For the Lopez family, bringing a portion of their renowned art collection to Iloilo is more than a logistical exercise in transport and curation — it is, in many ways, a homecoming.
Exploring the intersections of gender, movement, and identity, the Lopez Group Foundation, Inc. (LGFI) has opened its latest exhibition, Sown by the Traveler: Women and Migrants in Philippine Art, at the University of the Philippines Visayas Museum of Art and Cultural Heritage.
Running until 6 June, the exhibition gathers paintings from the Lopez Museum and Library, curated to foreground stories of the Filipino diaspora — often told in fragments, and just as often left at the margins.
Mercedes “Cedie” Lopez-Vargas, executive director of the museum, framed the exhibition as both recovery and recognition.
“The exhibit is a cultural event — more aptly, a celebration of stories that are very Filipino, but often overlooked in national narratives — stories of women and migrants,” she said during the launch. “Here, history and culture meet art, and speak to the realities of the Filipino today.”
The works trace a quiet but persistent thread: artists as travelers, and the Filipino as a people shaped by movement. Across canvases, departure and return, distance and memory, become recurring motifs.
Lopez-Vargas also underscored the “soft power” of art — its ability to inspire, educate, and connect across generations without spectacle.
Yet the exhibition’s resonance extends beyond its themes. Its staging in Iloilo carries its own significance. For the Lopez family, whose roots trace back to the province, the exhibition is a gesture of return — an affirmation that heritage belongs not only in institutions, but in the communities from which it grew.
“For us, bringing the collection to Iloilo is a way of giving back,” Lopez-Vargas noted, emphasizing that heritage is a shared legacy meant to be experienced where it is most deeply felt.
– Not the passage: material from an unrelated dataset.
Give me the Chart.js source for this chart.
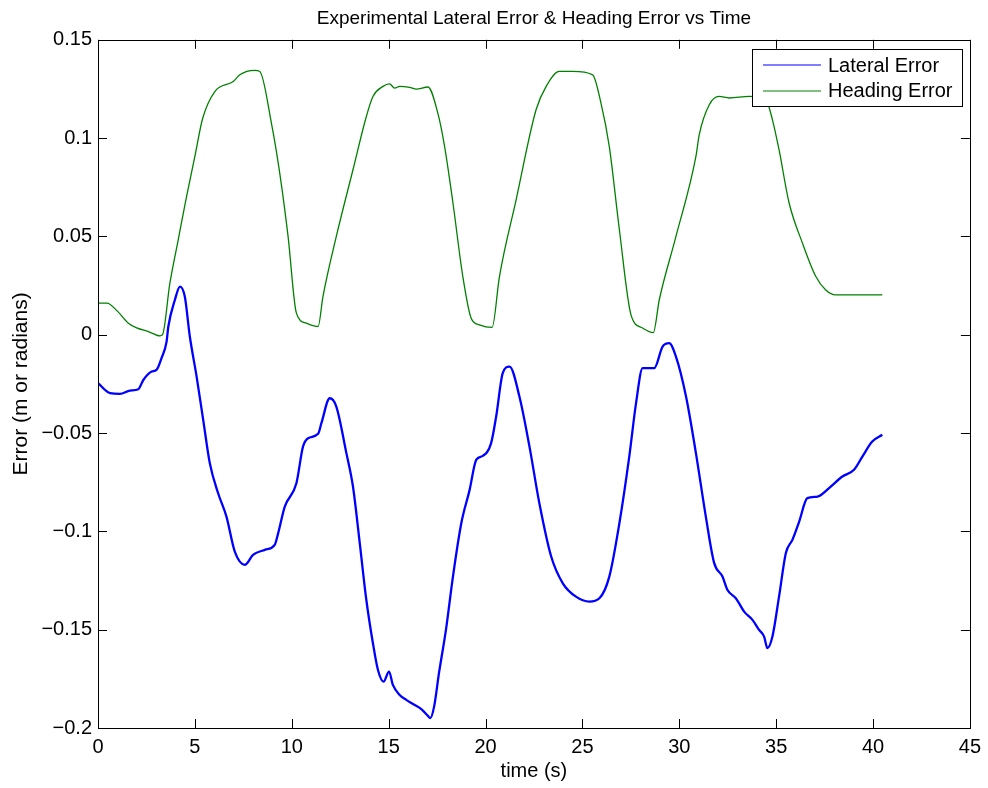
<!DOCTYPE html>
<html>
<head>
<meta charset="utf-8">
<script src="https://cdn.jsdelivr.net/npm/chart.js@4/dist/chart.umd.min.js"></script>
<style>
  html, body { margin: 0; padding: 0; background: #fff; }
  #wrap { width: 988px; height: 788px; }
</style>
</head>
<body>
<div id="wrap"><canvas id="c" width="988" height="788"></canvas></div>
<script>
// ---- data ----
const lateralTime = [0, 0.62, 1.13, 1.65, 2.08, 2.34, 2.77, 3.02, 3.28, 3.54, 3.63, 3.97, 4.23, 4.48, 4.74, 5.09, 5.43, 5.77, 6.2, 6.63, 7.06, 7.58, 8.0, 8.61, 9.12, 9.3, 9.64, 10.24, 10.58, 10.84, 11.36, 11.53, 11.96, 12.3, 12.82, 13.16, 13.51, 13.85, 14.19, 14.45, 14.74, 15.02, 15.22, 15.57, 15.91, 16.3, 16.7, 17.0, 17.15, 17.35, 17.6, 17.97, 18.32, 18.75, 19.18, 19.52, 19.86, 20.29, 20.55, 20.89, 21.24, 21.75, 22.27, 22.78, 23.39, 23.99, 24.67, 25.36, 25.88, 26.39, 26.91, 27.42, 27.77, 28.11, 28.71, 29.14, 29.48, 29.83, 30.35, 30.86, 31.38, 31.8, 32.23, 32.49, 32.92, 33.35, 33.78, 34.12, 34.38, 34.55, 34.81, 35.15, 35.5, 35.84, 36.19, 36.61, 37.13, 37.73, 38.42, 39.02, 39.45, 39.96, 40.48];
const lateralError = [-0.0246, -0.0297, -0.0301, -0.0284, -0.0277, -0.023, -0.0187, -0.0179, -0.0119, -0.0035, 0.0042, 0.0178, 0.0245, 0.0194, -0.0009, -0.0213, -0.0433, -0.0653, -0.0806, -0.0925, -0.1103, -0.117, -0.112, -0.1094, -0.1069, -0.1009, -0.0874, -0.0755, -0.0569, -0.0526, -0.0504, -0.045, -0.0323, -0.0365, -0.0602, -0.0772, -0.106, -0.1349, -0.1569, -0.1705, -0.1764, -0.1713, -0.1781, -0.1832, -0.1857, -0.188, -0.1905, -0.1935, -0.195, -0.189, -0.172, -0.1493, -0.123, -0.0959, -0.0789, -0.0636, -0.0616, -0.0551, -0.0416, -0.0195, -0.0162, -0.0314, -0.0569, -0.0857, -0.1128, -0.1264, -0.1332, -0.1357, -0.134, -0.123, -0.0959, -0.062, -0.0348, -0.017, -0.017, -0.006, -0.0043, -0.0111, -0.0314, -0.0602, -0.093, -0.116, -0.123, -0.1298, -0.134, -0.1408, -0.145, -0.1501, -0.1535, -0.1594, -0.1535, -0.1332, -0.1111, -0.1043, -0.095, -0.0831, -0.0823, -0.078, -0.0721, -0.0687, -0.062, -0.0543, -0.0509];

const headingTime = [0, 0.46, 1.0, 1.55, 2.0, 2.6, 3.2, 3.33, 3.71, 4.14, 4.57, 5.0, 5.4, 6.03, 6.98, 7.32, 8.09, 8.35, 8.95, 9.38, 9.81, 10.24, 10.75, 11.36, 11.61, 12.3, 13.16, 13.85, 14.19, 14.71, 15.05, 15.31, 15.57, 16.08, 16.43, 17.03, 17.54, 17.89, 18.32, 18.83, 19.26, 19.69, 20.34, 20.72, 21.58, 22.61, 23.13, 23.81, 24.5, 25.53, 25.96, 26.39, 26.91, 27.51, 28.11, 28.66, 28.97, 29.83, 30.86, 31.03, 31.55, 32.06, 32.58, 33.61, 34.47, 34.81, 35.15, 35.67, 36.36, 37.05, 37.56, 38.08, 40.48];
const headingError = [0.0161, 0.0161, 0.012, 0.006, 0.0035, 0.0016, -0.0006, 0.0, 0.0262, 0.0483, 0.0703, 0.0907, 0.110, 0.1237, 0.1288, 0.1322, 0.1344, 0.1339, 0.1076, 0.0822, 0.05, 0.011, 0.0059, 0.0042, 0.0194, 0.05, 0.0839, 0.111, 0.1212, 0.1263, 0.1276, 0.1254, 0.1263, 0.1258, 0.1249, 0.126, 0.1127, 0.0957, 0.067, 0.0296, 0.0084, 0.005, 0.0037, 0.0296, 0.0686, 0.1144, 0.1263, 0.1339, 0.1339, 0.1322, 0.1178, 0.0957, 0.0534, 0.0101, 0.0034, 0.0011, 0.0178, 0.05, 0.0907, 0.1017, 0.117, 0.1212, 0.1204, 0.1212, 0.1195, 0.1093, 0.0941, 0.067, 0.0466, 0.0296, 0.0228, 0.0203, 0.0203];

const seriesNames = ['Lateral Error', 'Heading Error'];
const seriesColors = ['#0000ff', '#008000'];
const xTickValues = [0, 5, 10, 15, 20, 25, 30, 35, 40, 45];
const yTickValues = [-0.2, -0.15, -0.1, -0.05, 0, 0.05, 0.1, 0.15];

// ---- chart ----
const FONT = "'Liberation Sans', Arial, Helvetica, sans-serif";
const toPts = (xs, ys) => xs.map((t, i) => ({ x: t, y: ys[i] }));
const fmt = v => {
  const r = Math.round(v * 1000) / 1000;
  const s = String(Math.abs(r));
  return r < 0 ? '\u2212' + s : s;
};

const frameTicks = {
  id: 'frameTicks',
  afterLayout(chart) {
    const tb = chart.titleBlock;
    if (tb) {
      tb.left = chart.chartArea.left;
      tb.right = chart.chartArea.right;
      tb.width = tb.right - tb.left;
    }
  },
  afterDatasetsDraw(chart) {
    const { ctx, chartArea: a, scales: { x, y } } = chart;
    const L = 9;
    ctx.save();
    ctx.strokeStyle = '#000';
    ctx.lineWidth = 1;
    ctx.beginPath();
    x.ticks.forEach(t => {
      const p = Math.round(x.getPixelForValue(t.value)) + 0.5;
      ctx.moveTo(p, a.bottom); ctx.lineTo(p, a.bottom - L);
      ctx.moveTo(p, a.top); ctx.lineTo(p, a.top + L);
    });
    y.ticks.forEach(t => {
      const p = Math.round(y.getPixelForValue(t.value)) + 0.5;
      ctx.moveTo(a.left, p); ctx.lineTo(a.left + L, p);
      ctx.moveTo(a.right, p); ctx.lineTo(a.right - L, p);
    });
    ctx.stroke();
    ctx.strokeRect(Math.round(a.left) + 0.5, Math.round(a.top) + 0.5,
                   Math.round(a.right - a.left), Math.round(a.bottom - a.top));
    // legend box inside plot (top-right)
    const bx = 752, by = 49, bw = 210, bh = 57;
    ctx.fillStyle = '#fff';
    ctx.fillRect(bx, by, bw, bh);
    ctx.strokeStyle = '#000';
    ctx.strokeRect(bx + 0.5, by + 0.5, bw, bh);
    ctx.font = '20px ' + FONT;
    ctx.textBaseline = 'middle';
    ctx.textAlign = 'left';
    seriesNames.forEach((name, i) => {
      const ly = by + 16 + i * 25.5;
      ctx.strokeStyle = seriesColors[i];
      ctx.lineWidth = 1.2;
      ctx.beginPath();
      ctx.moveTo(bx + 11, Math.round(ly));
      ctx.lineTo(bx + 69, Math.round(ly));
      ctx.stroke();
      ctx.fillStyle = '#000';
      ctx.fillText(name, bx + 76, ly + 1);
    });
    ctx.restore();
  }
};

new Chart(document.getElementById('c'), {
  type: 'line',
  data: {
    datasets: [
      { label: seriesNames[0], data: toPts(lateralTime, lateralError),
        borderColor: seriesColors[0], borderWidth: 2.3, pointRadius: 0,
        cubicInterpolationMode: 'monotone' },
      { label: seriesNames[1], data: toPts(headingTime, headingError),
        borderColor: seriesColors[1], borderWidth: 1.3, pointRadius: 0,
        cubicInterpolationMode: 'monotone' }
    ]
  },
  options: {
    responsive: false,
    animation: false,
    devicePixelRatio: 1,
    layout: { padding: { left: 0, right: 13, top: 0, bottom: 0 } },
    plugins: {
      legend: { display: false },
      tooltip: { enabled: false },
      title: {
        display: true,
        text: 'Experimental Lateral Error & Heading Error vs Time',
        color: '#000',
        font: { family: FONT, size: 19, weight: 'normal' },
        padding: { top: 7, bottom: 10 }
      }
    },
    scales: {
      x: {
        type: 'linear', min: 0, max: 45,
        afterBuildTicks: s => { s.ticks = xTickValues.map(v => ({ value: v })); },
        afterFit: s => { s.height = 60; },
        grid: { display: false, drawTicks: false },
        border: { display: false },
        ticks: { color: '#000', font: { family: FONT, size: 20 }, padding: 7, maxRotation: 0,
                 callback: v => fmt(v) },
        title: { display: true, text: 'time (s)', color: '#000',
                 font: { family: FONT, size: 20 }, padding: { top: 0, bottom: 5 } }
      },
      y: {
        type: 'linear', min: -0.2, max: 0.15,
        afterBuildTicks: s => { s.ticks = yTickValues.map(v => ({ value: v })); },
        afterFit: s => { s.width = 98; },
        grid: { display: false, drawTicks: false },
        border: { display: false },
        ticks: { color: '#000', font: { family: FONT, size: 20 }, padding: 6,
                 callback: v => fmt(v) },
        title: { display: true, text: 'Error (m or radians)', color: '#000',
                 font: { family: FONT, size: 21 }, padding: { top: 9, bottom: 0 } }
      }
    }
  },
  plugins: [frameTicks]
});
</script>
</body>
</html>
For Iloilo City Mayor Raisa Treñas, the exhibition affirms Iloilo’s steady emergence as a cultural center — a vision she shares with her father, former mayor Jerry Treñas.
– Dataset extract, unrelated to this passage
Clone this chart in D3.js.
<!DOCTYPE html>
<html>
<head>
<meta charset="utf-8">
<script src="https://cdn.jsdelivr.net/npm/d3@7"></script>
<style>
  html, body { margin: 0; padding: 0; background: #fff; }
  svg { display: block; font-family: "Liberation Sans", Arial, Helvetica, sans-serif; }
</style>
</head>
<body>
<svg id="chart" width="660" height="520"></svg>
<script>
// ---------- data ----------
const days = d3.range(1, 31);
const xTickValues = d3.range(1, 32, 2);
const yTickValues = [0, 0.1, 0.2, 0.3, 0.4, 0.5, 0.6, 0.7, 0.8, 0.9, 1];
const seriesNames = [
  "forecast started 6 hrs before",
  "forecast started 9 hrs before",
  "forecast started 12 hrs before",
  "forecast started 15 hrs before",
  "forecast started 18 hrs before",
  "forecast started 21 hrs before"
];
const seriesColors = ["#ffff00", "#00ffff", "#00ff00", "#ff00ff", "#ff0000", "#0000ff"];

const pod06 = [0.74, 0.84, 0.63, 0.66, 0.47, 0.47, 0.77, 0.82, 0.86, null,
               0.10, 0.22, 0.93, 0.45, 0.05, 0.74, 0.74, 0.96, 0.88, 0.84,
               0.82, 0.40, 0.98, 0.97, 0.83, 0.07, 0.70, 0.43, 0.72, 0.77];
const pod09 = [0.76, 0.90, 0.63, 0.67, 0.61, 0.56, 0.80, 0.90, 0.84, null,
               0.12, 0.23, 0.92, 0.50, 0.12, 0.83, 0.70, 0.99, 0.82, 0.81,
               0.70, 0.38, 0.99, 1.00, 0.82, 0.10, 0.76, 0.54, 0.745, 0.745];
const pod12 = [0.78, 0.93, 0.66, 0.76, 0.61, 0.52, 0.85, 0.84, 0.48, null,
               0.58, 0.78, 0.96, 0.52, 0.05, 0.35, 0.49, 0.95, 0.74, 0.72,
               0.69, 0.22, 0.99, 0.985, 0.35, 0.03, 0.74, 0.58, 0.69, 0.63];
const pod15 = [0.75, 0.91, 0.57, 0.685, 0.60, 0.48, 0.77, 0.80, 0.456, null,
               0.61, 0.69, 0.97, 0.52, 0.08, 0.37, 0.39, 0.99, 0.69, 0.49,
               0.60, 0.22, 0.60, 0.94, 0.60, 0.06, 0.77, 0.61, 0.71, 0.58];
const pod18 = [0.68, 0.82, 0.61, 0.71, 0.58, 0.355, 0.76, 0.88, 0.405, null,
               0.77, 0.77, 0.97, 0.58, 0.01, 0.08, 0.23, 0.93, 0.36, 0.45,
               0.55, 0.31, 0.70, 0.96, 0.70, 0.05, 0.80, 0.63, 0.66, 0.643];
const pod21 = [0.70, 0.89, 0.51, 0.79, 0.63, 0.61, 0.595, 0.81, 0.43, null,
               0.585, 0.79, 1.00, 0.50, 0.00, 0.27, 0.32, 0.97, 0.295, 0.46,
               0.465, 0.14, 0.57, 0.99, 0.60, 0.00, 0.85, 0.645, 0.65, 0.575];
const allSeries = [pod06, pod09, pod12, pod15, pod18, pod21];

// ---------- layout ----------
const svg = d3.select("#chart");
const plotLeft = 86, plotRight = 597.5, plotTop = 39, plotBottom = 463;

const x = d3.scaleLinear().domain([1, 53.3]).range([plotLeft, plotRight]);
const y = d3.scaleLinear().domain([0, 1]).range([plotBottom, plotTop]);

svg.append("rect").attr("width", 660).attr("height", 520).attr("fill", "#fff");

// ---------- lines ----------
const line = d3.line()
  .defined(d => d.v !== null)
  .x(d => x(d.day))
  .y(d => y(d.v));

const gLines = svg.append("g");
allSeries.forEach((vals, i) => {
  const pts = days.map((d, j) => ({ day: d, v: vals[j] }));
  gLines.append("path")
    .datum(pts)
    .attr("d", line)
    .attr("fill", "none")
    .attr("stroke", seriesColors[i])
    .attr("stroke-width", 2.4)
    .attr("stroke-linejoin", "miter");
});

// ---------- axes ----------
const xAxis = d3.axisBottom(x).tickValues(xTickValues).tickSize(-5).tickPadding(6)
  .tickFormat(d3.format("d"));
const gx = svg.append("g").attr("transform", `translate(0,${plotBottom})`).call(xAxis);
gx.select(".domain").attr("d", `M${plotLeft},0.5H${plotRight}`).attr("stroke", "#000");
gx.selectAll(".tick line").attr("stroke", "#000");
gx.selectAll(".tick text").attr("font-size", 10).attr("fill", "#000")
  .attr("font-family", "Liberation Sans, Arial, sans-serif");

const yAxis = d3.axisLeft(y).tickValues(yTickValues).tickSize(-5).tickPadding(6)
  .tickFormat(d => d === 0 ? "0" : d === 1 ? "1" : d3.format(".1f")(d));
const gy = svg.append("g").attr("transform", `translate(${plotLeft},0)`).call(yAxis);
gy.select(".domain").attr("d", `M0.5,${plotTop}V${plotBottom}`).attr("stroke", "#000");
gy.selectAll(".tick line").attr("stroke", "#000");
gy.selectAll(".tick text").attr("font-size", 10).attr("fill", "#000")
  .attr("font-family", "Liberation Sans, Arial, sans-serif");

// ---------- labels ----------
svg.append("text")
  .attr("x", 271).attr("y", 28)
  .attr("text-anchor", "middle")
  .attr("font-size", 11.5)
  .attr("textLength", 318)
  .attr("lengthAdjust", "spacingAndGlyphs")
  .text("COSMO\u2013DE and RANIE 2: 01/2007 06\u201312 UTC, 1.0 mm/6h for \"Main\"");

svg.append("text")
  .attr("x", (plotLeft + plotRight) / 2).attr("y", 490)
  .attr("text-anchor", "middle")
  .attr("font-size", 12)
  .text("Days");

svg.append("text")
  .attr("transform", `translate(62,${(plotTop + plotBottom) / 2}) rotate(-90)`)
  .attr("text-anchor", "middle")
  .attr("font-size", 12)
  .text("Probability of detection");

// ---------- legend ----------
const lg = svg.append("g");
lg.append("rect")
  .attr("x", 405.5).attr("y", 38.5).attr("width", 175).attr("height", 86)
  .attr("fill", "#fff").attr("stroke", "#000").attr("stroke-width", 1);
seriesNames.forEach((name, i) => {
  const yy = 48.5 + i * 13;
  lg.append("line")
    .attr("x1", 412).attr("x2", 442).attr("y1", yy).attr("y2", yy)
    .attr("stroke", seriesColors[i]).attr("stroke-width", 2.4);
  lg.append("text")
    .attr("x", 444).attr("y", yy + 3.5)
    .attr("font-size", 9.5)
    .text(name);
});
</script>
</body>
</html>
In her remarks, she recalled a childhood shaped by art, where conversations around paintings were part of daily life.
“I grew up in a home where art was part of our lives,” she said. “We didn’t just look at it — we talked about it, listened to it, and shared stories through it.”
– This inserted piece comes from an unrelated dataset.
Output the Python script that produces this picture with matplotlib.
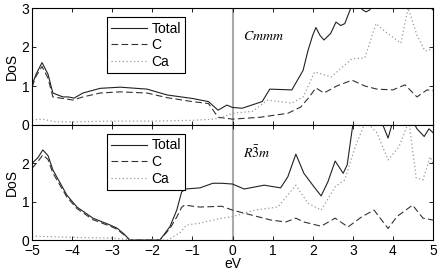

She also expressed gratitude for the opportunity to bring works by masters such as Anita Magsaysay-Ho and Alfonso Ossorio closer to the public, noting that such encounters deepen a community’s sense of identity.
“We dream of Iloilo becoming an arts capital of the Philippines,” Treñas added. “And today, we carry that vision forward — honoring our shared story as Ilonggos and as Filipinos.”
The exhibition echoes the vision of the late Oscar Lopez, former LGFI chairman, who saw the museum as a bridge across the cultural discontinuities shaped by colonization and migration.
Through its Filipiniana collection — spanning from the pre-colonial past to the present — the exhibition invites viewers to trace these continuities, and perhaps, to see themselves within them.
The opening drew key figures from Iloilo’s cultural and civic spheres, including Franklin Drilon and Clement Camposano, highlighting a shared effort among the private sector, academe, and local government in stewarding heritage.
Sown by the Traveler is open to the public at the UPV Museum of Art and Cultural Heritage from 23 January to 6 June.